The “I Can’t Believe I Have to Spell This Out to You, You Moron” font would carry me through the moments of exasperation while the “I Think This Is Hysterical, So Make Sure You Laugh Too” font would ensure my jokes are fully appreciated. The ‘I’m Only Sending You This Email Because They Said Something Good Would Happen to Me if I Sent it To at Least 8 People” font would save a lot of explaining as to why I have forwarded the Tibetan Prayer of Universal Love and Kisses to six million of my closest friends.
I’m sure there are many more potential fonts just waiting to be invented and I believe there is certainly a market for these in offices all around the world.
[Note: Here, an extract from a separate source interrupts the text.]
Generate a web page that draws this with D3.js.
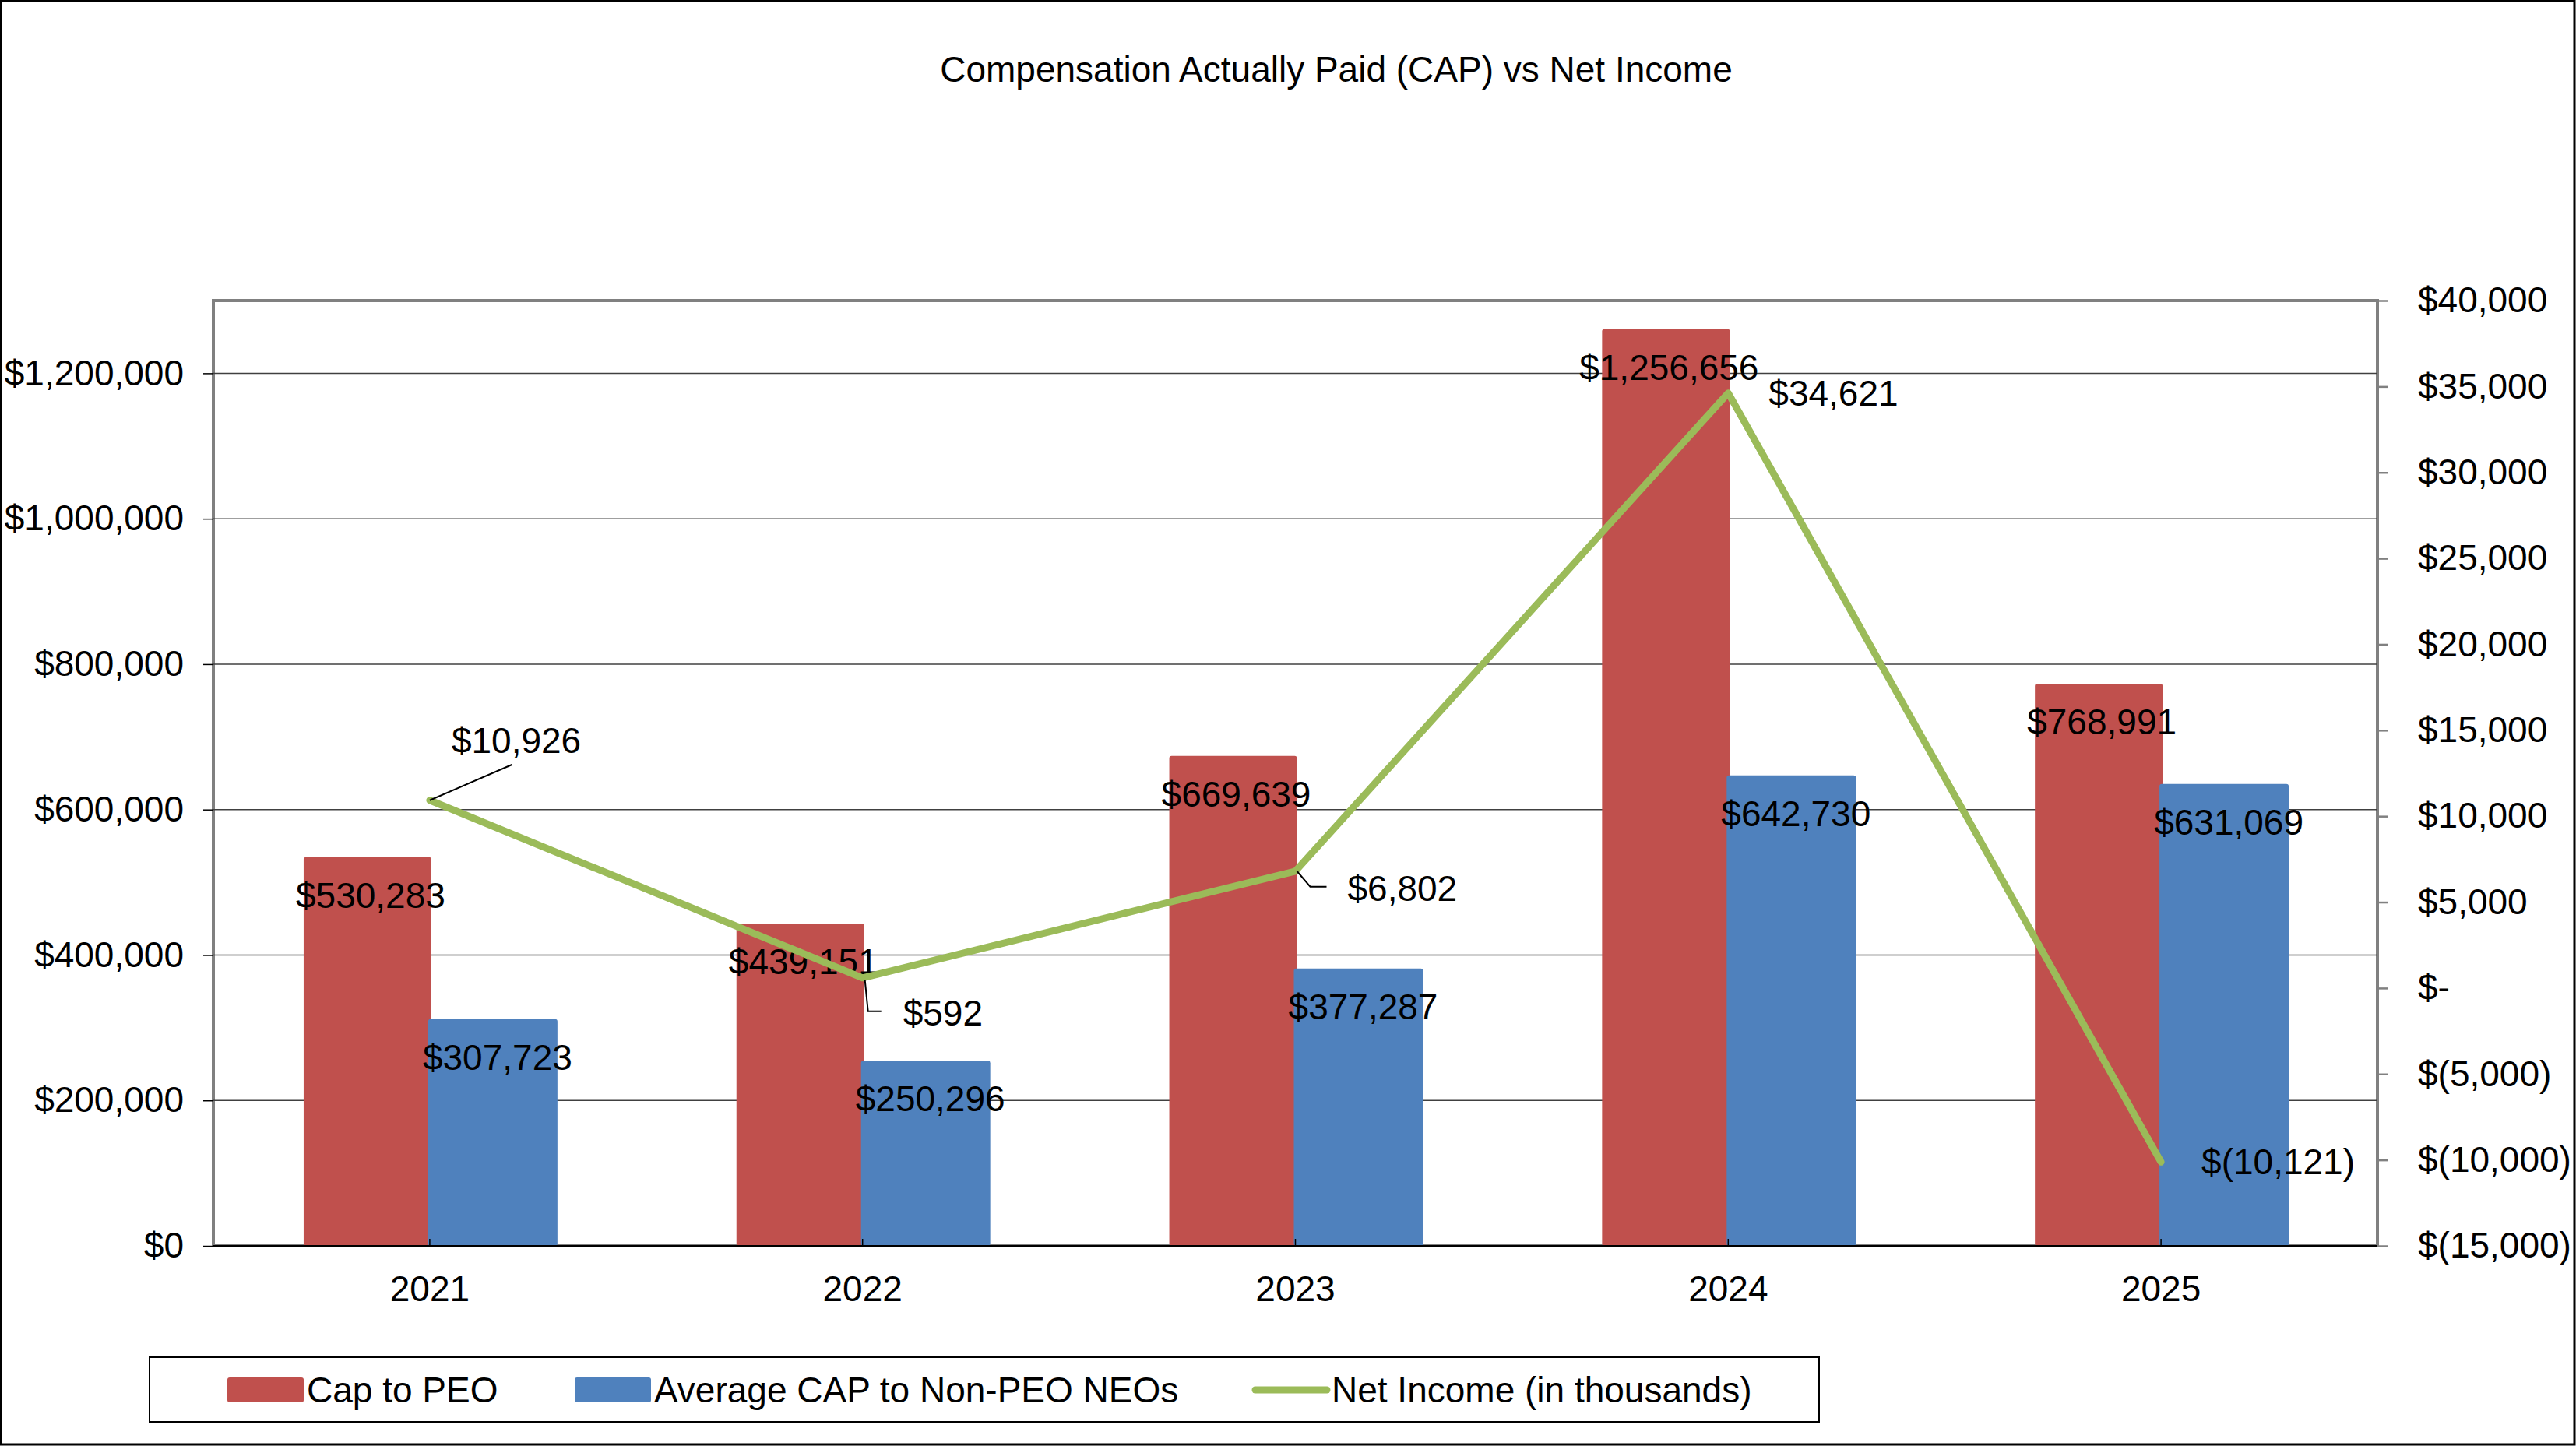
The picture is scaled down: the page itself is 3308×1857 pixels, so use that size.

After all, at present it’s nigh impossible to accurately decipher if the email sender is actually being snippy or was just too busy scoffing down chocolates and talking on the phone to take proper notice of what he or she was typing. The new fonts would clarify the mental state of the typist and save valuable time in coming up with a suitably matched font for the reply.
In fact, I reckon this invention has really got legs. It’s so good I intend to contact Microsoft personally. I think I will use one of my latest ideas:
“OY! HOWSABOUT MAKING SOME NEW SHOUTY FONTS?”
I reckon they’ll get that, don’t you?